Il y a donc un double problème. Serrault a-t-il « aidé » sa femme à tomber par la fenêtre ? Noiret s'obstine-t-il à prouver la culpabilité du suspect par simple conscience professionnelle ou par insistance maniaque ? Ce qui brouille encore les cartes, c'est que les deux hommes, adversaires du fait des circonstances, deviennent indispensables l'un à l'autre et sont même tout près d'être de vrais amis.


La solitude
En même temps qu'intrigue policière, ce récit est donc aussi une étude psychologique, celle de deux êtres souffrant l'un et l'autre de la solitude. Ils cherchent inconsciemment ensemble la meilleure façon de panser, peut-être même de guérir, les blessures d'une vie pas tellement bienveillante. Mais si ces deux personnages, ces deux grands comédiens occupent constamment le devant de la scène, l'environnement a aussi son importance. D'abord la ville de Bordeaux, constamment présente, et puis des personnages secondaires mais significatifs. En premier un témoin, une présentatrice de télévision, jouée par Dorothée, qui devient confidente et finit même par être un lien entre les deux hommes. Elle apporte, au second plan, la note de charme et de tendresse qui, sans elle, aurait manqué au film.

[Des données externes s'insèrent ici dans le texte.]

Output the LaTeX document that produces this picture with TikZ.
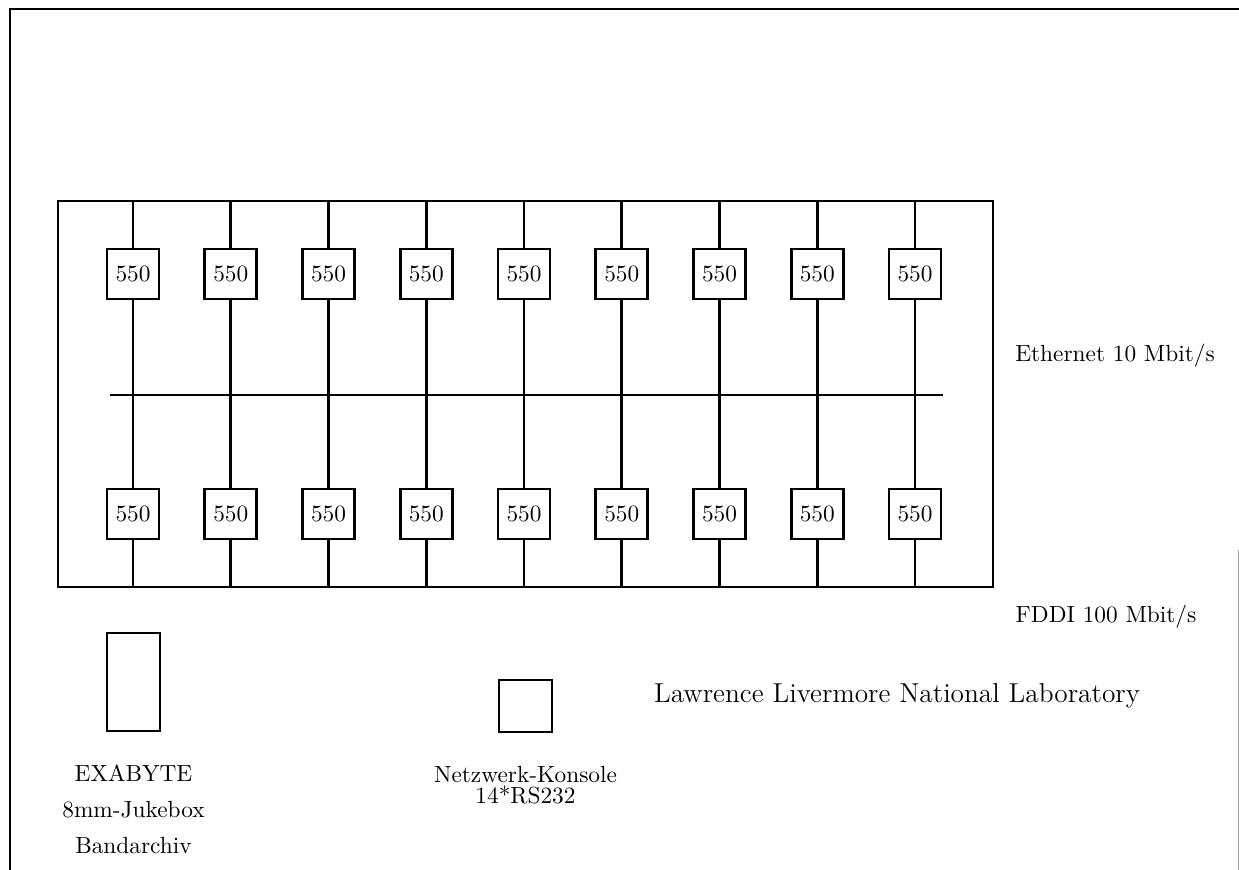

Et puis le policier n'est pas seul : il a une fille gentiment attentive, un collègue agressif et des chefs un peu caricaturaux, en tout cas inhumains, tant l'arrivisme ou la peur de perdre un fromage les habitent. Il faut encore compter avec les autres enquêtes menées par les policiers, notamment une affaire de drogue aux répercussions dangereuses pour la « haute société », ce qui donne des scènes cruelles, et aussi un beau morceau de virtuosité pour une suite de descentes rapides dans le monde bizarre des intoxiqués.
Philippe Noiret et Michel Serrault ont fait une composition d'une richesse et d'une sensibilité qui est l'essentiel du spectacle. Leur performance est d'autant plus savoureuse que Michel Audiard a fait pour « Pile ou face » l'un de ses dialogues les plus habiles. Pas vraiment des mots d'auteur mais des répliques vives et qui en disent toujours plus qu'on n'en attend.


Un choix difficile
Dorothée, on l'a dit, est le charme de cette histoire d'hommes. Mais elle n'est pas la seule. Ghilhaine Dubos donne beaucoup de gentillesse au personnage de la fille du policier et Gaëlle Legrand sait nous intriguer et même nous émouvoir dans- un petit rôle de droguée à qui on donnerait du « H » sans ordonnance. Mais ces jolies personnes ne font que passer. Le dernier mot reste au duo Noiret-Serrault. Pile ou face ? Le choix est difficile.